One riddle ends with the discovery of remains of California couple and their sons missing since 2010; now police seek clues to their killing

PUBLISHED : Sunday, 17 November, 2013, 6:38am
UPDATED : Sunday, 17 November, 2013, 6:39am


Nearly four years ago, the McStays left their snug home in suburban San Diego county, California, on a chilly February evening. Piling into their Isuzu Trooper, parents Joseph and Summer and young sons Gianni and Joseph left behind two dogs, two bowls of popcorn and, soon, a mystery.

Their car turned up four days later in the car park of a small mall near the US-Mexico border, with a few birthday toys for one of the boys on the back seat. But there was no sign of the McStays.

After 1,374 days and some 160 kilometres to the north, San Bernardino county police uncovered the skeletal remains of the parents and two small bodies believed to be their boys, authorities said on Friday. An off-road motorcyclist had noticed a few scattered bones four days earlier, near what turned out to be a pair of shallow graves on the edge of the desert outside Victorville.

After years of false leads and purported sightings from around the nation and into Mexico, San Bernardino county Sheriff John McMahon put part of the mystery to rest when he announced that the four McStays were homicide victims. But the sheriff said it would take more investigation before detectives would have any hope of saying how or why the family died.

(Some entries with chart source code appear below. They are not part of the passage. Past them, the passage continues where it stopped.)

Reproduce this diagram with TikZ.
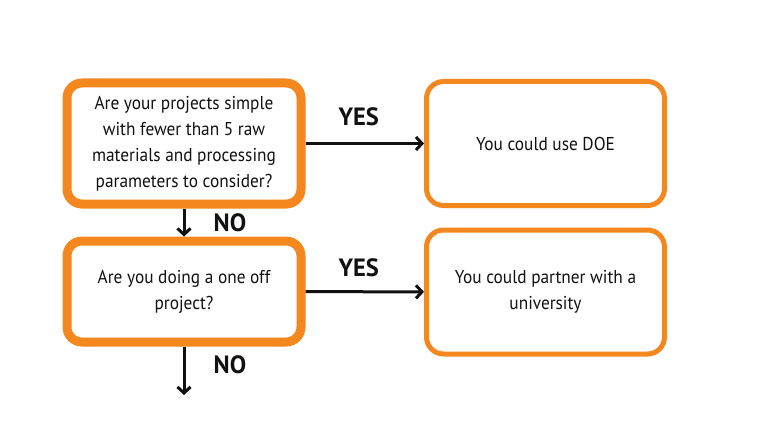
\documentclass[tikz,border=0pt]{standalone}
\usepackage{fontspec}
\setsansfont[FakeStretch=0.93,BoldFeatures={FakeStretch=0.98}]{PT Sans}
\usetikzlibrary{arrows.meta}
\definecolor{FlowOrange}{HTML}{F5871F}
\definecolor{InkBlack}{HTML}{111111}

\begin{document}
\begin{tikzpicture}[x=1pt,y=1pt,>={Straight Barb[length=6pt,width=13pt]},every node/.style={font=\sffamily,text=InkBlack},
question/.style={draw=FlowOrange,line width=9pt,rounded corners=15pt,minimum width=234pt,align=center,font=\sffamily\fontsize{18.6}{26}\selectfont},
answer/.style={draw=FlowOrange,line width=5pt,rounded corners=17pt,minimum width=238pt,minimum height=124pt,align=center,font=\sffamily\fontsize{18.6}{26}\selectfont},
flow/.style={->,line width=3pt,draw=InkBlack},lbl/.style={font=\sffamily\bfseries\fontsize{25}{25}\selectfont}]
\fill[white] (0,0) rectangle (760,440); \useasboundingbox (0,0) rectangle (760,440);
\node[question,minimum height=121pt] (simple) at (184,296.5){Are your projects simple\\with fewer than 5 raw\\materials and processing\\parameters to consider?};
\node[question,minimum height=101pt] (oneoff) at (184,148.5){Are you doing a one off\\project?};
\node[answer] (doe) at (545.5,296.5){You could use DOE};
\node[answer] (uni) at (545.5,148){You could partner with a\\university};
\coordinate (onward) at (184,45);
\draw[flow] (simple) -- (doe) node[lbl,pos=.45,yshift=27pt]{YES}; \draw[flow] (oneoff) -- (uni) node[lbl,pos=.45,yshift=24pt]{YES};
\draw[flow] (simple) -- (oneoff) node[lbl,midway,xshift=46pt]{NO}; \draw[flow] (oneoff) -- (onward) node[lbl,midway,xshift=46pt,yshift=6pt]{NO};
\end{tikzpicture}
\end{document}
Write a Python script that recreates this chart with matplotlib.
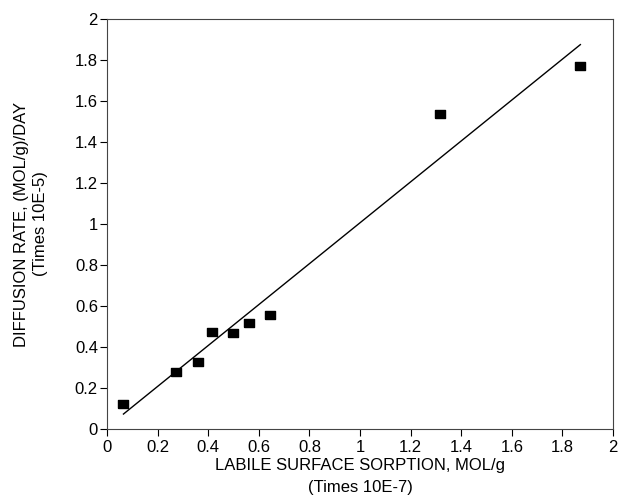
import numpy as np
import matplotlib.pyplot as plt
from matplotlib.path import Path

plt.rcParams['font.family'] = ['Liberation Sans', 'DejaVu Sans']

# 实测数据点
sorption = [0.065, 0.271, 0.358, 0.414, 0.497, 0.563, 0.644, 1.317, 1.871]
rate = [0.12, 0.28, 0.328, 0.475, 0.468, 0.517, 0.558, 1.538, 1.771]

# 拟合直线端点
fit_x = [0.065, 1.871]
fit_y = [0.073, 1.875]

ticks = [0, 0.2, 0.4, 0.6, 0.8, 1, 1.2, 1.4, 1.6, 1.8, 2]
tick_labels = ["0", "0.2", "0.4", "0.6", "0.8", "1", "1.2", "1.4", "1.6", "1.8", "2"]

fig = plt.figure(figsize=(6.2, 4.97), dpi=100)
ax = fig.add_axes([0.1726, 0.1368, 0.8161, 0.825])

# 扁矩形标记
rect = Path([(-1.4, -1), (1.4, -1), (1.4, 1), (-1.4, 1), (-1.4, -1)])
ax.plot(sorption, rate, linestyle='none', marker=rect, markersize=7.5,
        color='black')
ax.plot(fit_x, fit_y, color='black', linewidth=1.0)

ax.set_xlim(0, 2)
ax.set_ylim(0, 2)
ax.set_xticks(ticks)
ax.set_xticklabels(tick_labels)
ax.set_yticks(ticks)
ax.set_yticklabels(tick_labels)
ax.tick_params(direction='out', length=5, width=0.8, labelsize=12, pad=1.5)
ax.tick_params(axis='x', pad=3)

for s in ax.spines.values():
    s.set_linewidth(0.8)
    s.set_color('#444444')

ax.set_xlabel("LABILE SURFACE SORPTION, MOL/g\n(Times 10E-7)", fontsize=12,
              labelpad=2, linespacing=1.6)
ax.set_ylabel("DIFFUSION RATE, (MOL/g)/DAY\n(Times 10E-5)", fontsize=12,
              labelpad=19, linespacing=1.35)

plt.savefig("out.png", dpi=100)
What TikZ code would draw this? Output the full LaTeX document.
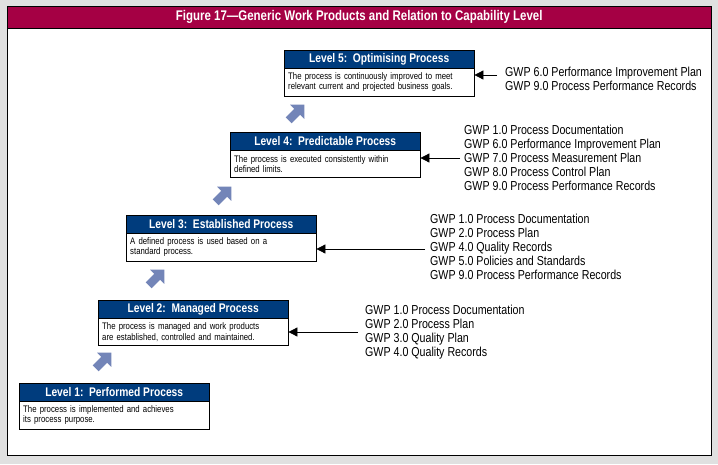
\documentclass[tikz,border=0pt]{standalone}
\usepackage{fontspec}
\setmainfont{Liberation Sans}[FakeStretch=0.82]
\usetikzlibrary{shapes.arrows,arrows.meta}
\definecolor{maroon}{HTML}{A50044}
\definecolor{navy}{HTML}{003C7D}
\definecolor{steel}{HTML}{7385B8}

\begin{document}
\begin{tikzpicture}[
  x=1pt, y=-1pt,
  Title/.style = {draw, fill=navy, text=white, font=\bfseries\fontsize{12.5}{13}\selectfont,
    minimum width=190pt, minimum height=18pt, anchor=north west, inner sep=0pt},
  Body/.style = {draw, fill=white, font=\fontsize{9.5}{10.5}\selectfont, align=left,
    text width=182pt, minimum width=190pt, minimum height=27pt, anchor=north west, inner sep=4pt},
  GwpList/.style = {anchor=west, align=left, font=\fontsize{13}{14}\selectfont, inner sep=0pt},
  StepUp/.style = {single arrow, fill=steel, rotate=45, minimum height=22pt,
    minimum width=20pt, single arrow head extend=3pt, inner sep=2pt},
  Feed/.style = {-{Triangle[length=9pt,width=9pt]}, thick}
  ]
  \useasboundingbox (0,0) rectangle (718,464);
  \fill[black!12] (0,0) rectangle (718,464);
  \draw[fill=white] (7,6) rectangle (711,455);
  \node[draw, fill=maroon, text=white, minimum width=704pt, minimum height=22pt,
    anchor=north west, inner sep=0pt, font=\bfseries\fontsize{14}{15}\selectfont]
    (head) at (7,6) {Figure 17---Generic Work Products and Relation to Capability Level};

  % levels
  \node[Title] (t1) at (19,383) {Level 1:\ \ Performed Process};
  \node[Body] (b1) at (t1.south west) {\raggedright The process is implemented and achieves\\its process purpose.};
  \node[Title] (t2) at (98,300) {Level 2:\ \ Managed Process};
  \node[Body] (b2) at (t2.south west) {\raggedright The process is managed and work products\\are established, controlled and maintained.};
  \node[Title] (t3) at (126,215) {Level 3:\ \ Established Process};
  \node[Body] (b3) at (t3.south west) {\raggedright A defined process is used based on a\\standard process.};
  \node[Title] (t4) at (230,132) {Level 4:\ \ Predictable Process};
  \node[Body] (b4) at (t4.south west) {\raggedright The process is executed consistently within\\defined limits.};
  \node[Title] (t5) at (284,50) {Level 5:\ \ Optimising Process};
  \node[Body] (b5) at (t5.south west) {\raggedright The process is continuously improved to meet\\relevant current and projected business goals.};

  % steps
  \node[StepUp] (s1) at (102,362) {};
  \node[StepUp] (s2) at (155,279) {};
  \node[StepUp] (s3) at (222,196) {};
  \node[StepUp] (s4) at (295,114) {};

  % generic work products
  \node[GwpList] (g5) at (505,79) {GWP 6.0 Performance Improvement Plan\\GWP 9.0 Process Performance Records};
  \node[GwpList] (g4) at (464,158) {GWP 1.0 Process Documentation\\GWP 6.0 Performance Improvement Plan\\GWP 7.0 Process Measurement Plan\\GWP 8.0 Process Control Plan\\GWP 9.0 Process Performance Records};
  \node[GwpList] (g3) at (430,247) {GWP 1.0 Process Documentation\\GWP 2.0 Process Plan\\GWP 4.0 Quality Records\\GWP 5.0 Policies and Standards\\GWP 9.0 Process Performance Records};
  \node[GwpList] (g2) at (365,332) {GWP 1.0 Process Documentation\\GWP 2.0 Process Plan\\GWP 3.0 Quality Plan\\GWP 4.0 Quality Records};

  \draw[Feed] (g5.west) ++(-8,-4) coordinate (c5) -- (c5 -| b5.east) ;
  \draw[Feed] (g4.west) ++(-4,0) coordinate (c4) -- (c4 -| b4.east);
  \draw[Feed] (g3.west) ++(-5,2) coordinate (c3) -- (c3 -| b3.east);
  \draw[Feed] (g2.west) ++(-7,0) coordinate (c2) -- (c2 -| b2.east);
\end{tikzpicture}
\end{document}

"It's not really the outcome we were looking for," Joseph McStay's brother, Michael, said. "But it gives us courage to know they're together and they're in a better place."

From the time the family disappeared in February 2010, detectives in San Diego county said they were baffled by the case. The 40-year-old husband and his wife, 43, appeared to have no enemies. Joseph McStay appeared to have plenty of work at his business, Earth Inspired Products, which installed water fountains.

The lead investigator in the case, Troy DuGal, said he found no signs of forced entry or a struggle at the home of the McStays, on a cul-de-sac in Fallbrook, a town of 30,000. A surveillance camera from a nearby home indicated the parents and their two boys, three and four years old, had left on Thursday, February 4, 2010, at 7.47pm.

No one reported a trace of them until the following Monday, when security guards at the small shopping centre in San Ysidro found the SUV. They had the car towed, seemingly just another one of the visitors who illegally parked in the lot before taking the pedestrian overcrossing into Mexico.

The Isuzu yielded no significant clues. Investigators wondered if the McStays had simply walked over the border. That theory gained some traction when video from a surveillance camera at the border revealed pictures of a man and woman, each holding the hand of a small boy.

Family members looked at the video. The woman wore clothing that looked like it could be Summer's but the man seemed too tall and slender to be Joseph.

An FBI forensic lab had picked through the family computers and found other possible hints of an impending trip to Mexico. Someone had searched: "What documents do children need for travelling to Mexico?" Another search indicated a possible interest in Spanish lessons.

But others close to the family said the McStays had talked about how the drug wars in Mexico made travel there too dangerous.

"My son didn't walk away," Joseph's father, Patrick McStay, said on Thursday. "They didn't walk into Mexico. They would never do that."

Patrick McStay has long complained that San Diego investigators should have done more. But he also acknowledged his fury had bolstered his spirit: "By being mad, by going after, by trying to find out what happened to my family, trying to get people to listen, that's what keeps me going."